Review: Grizzly Bear – Veckatimest (2009)



The hype game is such a fickle beast. So many artists have gone before, promising mountains and delivering mole-hills. The bombs, in either a critical or commercial sense, are always the most memorable, teaching us to temper our anticipation with sensibility. In some cases, the product is plugged beyond the point of possible adequacy. In the very worst of them, it’s so relentlessly pimped beforehand that its inevitable bust, no matter how severe, is all the more wildly adulated by the devoted receiving party.
It’s such a familiar operation that we could not help but cringe the day before release, trying to grasp wildly at the slippery reality that Grizzly Bear’s newest might not actually be as sweet as we hoped. But the release has come and gone, and the album is, in many ways, far more impressive than anyone expected. There can be no mitigated acclamation for Veckatimest, as it is as near to perfection as anyone’s likely to get this year.
And yet, at every interview, frontman Ed Droste has merely suggested that the band believes it to be their strongest effort, and that they would be excited to see how it is received with their fans. Sideliners insist that editors and bloggers worldwide have simply idolized the music for the credibility it afforded them, but in actuality, the songs themselves have begotten their own worthiness. Indeed, as nearly half of the tracks had been released in one form or another well ahead of the album, Veckatimest‘s repute is in many places only confirmed upon release, rather than asserted. It’s a good thing too, as hype snowballs — and certainly ones of the magnitude that this album had amassed — are often hard to overshadow when the music becomes legally obtainable to the public.

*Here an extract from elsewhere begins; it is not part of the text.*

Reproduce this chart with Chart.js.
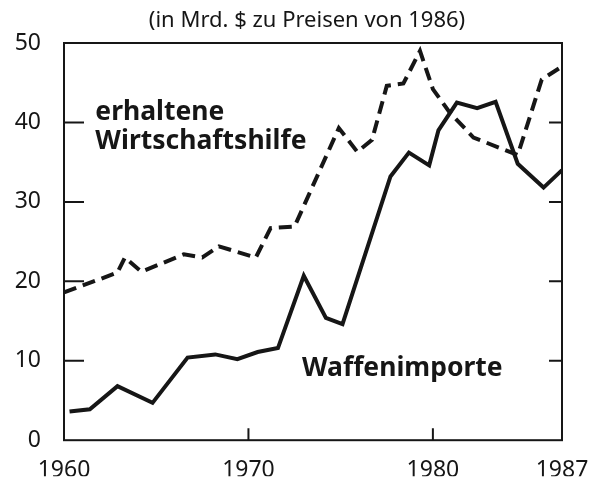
<!DOCTYPE html>
<html>
<head>
<meta charset="utf-8">
<script src="https://cdn.jsdelivr.net/npm/chart.js@4"></script>
<style>
  body { margin: 0; background: #fff; }
  #wrap { width: 600px; height: 477px; }
</style>
</head>
<body>
<div id="wrap"><canvas id="myChart"></canvas></div>
<script>
"use strict";

const titleText = '(in Mrd. $ zu Preisen von 1986)';
const xTickLabels = [1960, 1970, 1980, 1987];
const yTickLabels = [0, 10, 20, 30, 40, 50];

// Waffenimporte (solid)
const armsYears  = [1960.3, 1961.4, 1962.9, 1964.8, 1966.7, 1968.2, 1969.4, 1970.5, 1971.6, 1973.0, 1974.2, 1975.1, 1977.7, 1978.7, 1979.8, 1980.3, 1981.3, 1982.4, 1983.4, 1984.6, 1986.0, 1987.0];
const armsValues = [3.6, 3.9, 6.8, 4.7, 10.4, 10.8, 10.2, 11.1, 11.6, 20.7, 15.4, 14.6, 33.2, 36.2, 34.6, 39.0, 42.5, 41.8, 42.6, 34.8, 31.8, 34.0];

// erhaltene Wirtschaftshilfe (dashed)
const aidYears  = [1960.0, 1962.9, 1963.3, 1964.2, 1966.5, 1967.5, 1968.4, 1970.4, 1971.2, 1972.5, 1974.9, 1975.9, 1976.7, 1977.5, 1978.4, 1979.3, 1980.0, 1980.9, 1982.2, 1984.6, 1985.9, 1986.9];
const aidValues = [18.6, 21.1, 23.0, 21.2, 23.4, 23.0, 24.4, 23.0, 26.7, 26.9, 39.3, 36.3, 37.8, 44.6, 44.9, 49.0, 44.2, 41.3, 38.1, 35.9, 45.4, 46.9];

const toPoints = (xs, ys) => xs.map((x, i) => ({ x: x, y: ys[i] }));

const ink = '#161616';

// title, box, inward ticks and series labels
const decor = {
  id: 'decor',
  afterDraw(chart) {
    const { ctx, chartArea: a, scales: { x, y } } = chart;
    ctx.save();
    ctx.fillStyle = ink;
    ctx.font = '22px "Noto Sans"';
    ctx.textAlign = 'center';
    ctx.textBaseline = 'middle';
    ctx.fillText(titleText, 307, 21);

    ctx.strokeStyle = ink;
    ctx.lineWidth = 2;
    ctx.strokeRect(a.left, a.top, a.right - a.left, a.bottom - a.top);
    ctx.beginPath();
    yTickLabels.slice(1, -1).forEach(v => {
      const py = y.getPixelForValue(v);
      ctx.moveTo(a.left, py); ctx.lineTo(a.left + 20, py);
      ctx.moveTo(a.right, py); ctx.lineTo(a.right - 13, py);
    });
    xTickLabels.slice(1, -1).forEach(v => {
      const px = x.getPixelForValue(v);
      ctx.moveTo(px, a.bottom); ctx.lineTo(px, a.bottom - 12);
    });
    ctx.stroke();

    ctx.font = 'bold 26.5px "Noto Sans"';
    ctx.textAlign = 'left';
    ctx.textBaseline = 'alphabetic';
    ctx.fillText('erhaltene', x.getPixelForValue(1961.7), y.getPixelForValue(40.3));
    ctx.fillText('Wirtschaftshilfe', x.getPixelForValue(1961.7), y.getPixelForValue(36.7));
    ctx.fillText('Waffenimporte', x.getPixelForValue(1972.9), y.getPixelForValue(8.1));
    ctx.restore();
  }
};

const ctx = document.getElementById('myChart').getContext('2d');
const myChart = new Chart(ctx, {
  type: 'line',
  data: {
    datasets: [{
      label: 'erhaltene Wirtschaftshilfe',
      data: toPoints(aidYears, aidValues),
      borderColor: ink,
      borderWidth: 4,
      borderDash: [13, 7],
      pointRadius: 0,
      tension: 0
    }, {
      label: 'Waffenimporte',
      data: toPoints(armsYears, armsValues),
      borderColor: ink,
      borderWidth: 4,
      pointRadius: 0,
      tension: 0
    }]
  },
  options: {
    responsive: true,
    maintainAspectRatio: false,
    animation: false,
    layout: { padding: { left: 0, right: 38, top: 43, bottom: 0 } },
    plugins: {
      legend: { display: false },
      tooltip: { enabled: false }
    },
    scales: {
      x: {
        type: 'linear',
        min: 1960,
        max: 1987,
        afterBuildTicks: scale => { scale.ticks = xTickLabels.map(v => ({ value: v })); },
        afterFit: scale => {
          scale.height = 36;
          scale.paddingLeft = 0;
          scale.paddingRight = 0;
        },
        grid: { display: false, drawTicks: false },
        border: { display: false },
        ticks: {
          color: ink,
          padding: 16,
          maxRotation: 0,
          autoSkip: false,
          font: { family: 'Noto Sans', size: 23 },
          callback: v => String(v)
        }
      },
      y: {
        min: 0,
        max: 50,
        afterBuildTicks: scale => { scale.ticks = yTickLabels.map(v => ({ value: v })); },
        afterFit: scale => { scale.width = 64; },
        grid: { display: false, drawTicks: false },
        border: { display: false },
        ticks: {
          color: ink,
          padding: 23,
          font: { family: 'Noto Sans', size: 23 }
        }
      }
    }
  },
  plugins: [decor]
});
</script>
</body>
</html>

“Southern Point,” the album’s jauntiest and most welcoming tune, makes for the most natural lead-off track, and propels the record out of the gate on a tide of bouncy, exotic acoustic strums, exultant voices, and cannon-fire floor toms. It’s a fitting setup to the band’s creative dovetail song construction, fitting achingly poignant (but wildly varied) themes together with only so much as passing tones.
Grizzly Bear’s “Southern Point.”
Paradoxically, it’s all the dissimilarities and exceptions that give the album its fullest character. Take the budding and buoyant expressions on the band’s burnished faces by the end of the video for “Two Weeks:” though soon their heads may be but smoking ruins, they beam (literally) all the more, blinking incongruously. It was a wise single choice, showcasing the both band’s strength in vocal arrangement and their winsome harmonies. Victoria Legrand from Beach House guests here, but the band has proved themselves capable of reproducing it faithfully and effortlessly on stage even without her able help.
Little splashes of overblown reverb, lazy guitar flourishes, Droste’s sudden high strains, and all manner of asymmetrical ornamented beauty litter the whole of Veckatimest. The entirety of it is veritably inlaid with charming, unexpected chord changes, stunning instrumentation, and shimmering harmonies. “Dory,” a strong centerpiece, comes in cycles, and even makes way for a clarinet and a youth chorus amidst a shiver of vocal interplay. “Cheerleader” and “About Face” both wring vitality from sparing orchestral arrangements and stuttering slap-backs, and “I Live With You” crescendos slowly to a glorious mess, with drummer Christopher Bear thrashing wildly behind his set. The appropriately subdued “Foreground” closes the album succinctly, skirting hurt the way a lover does after conflict: “a little jetty fight / pattern evolving, motion insolvent / something about this might / take all evening / I’ll just be cleaning.”
The cover calls to mind a coalescence of precious stones. Should the gems be tilted this way and that, they would shimmer in naive beauty; they come about it modestly, not recognizing their own copious worth. So does this band, and this album. Late in the decade and equally — but perhaps fashionably — late to the show, Veckatimest is an album that neither develops nor defines its generation. It does, however, defend it, and that may just be better.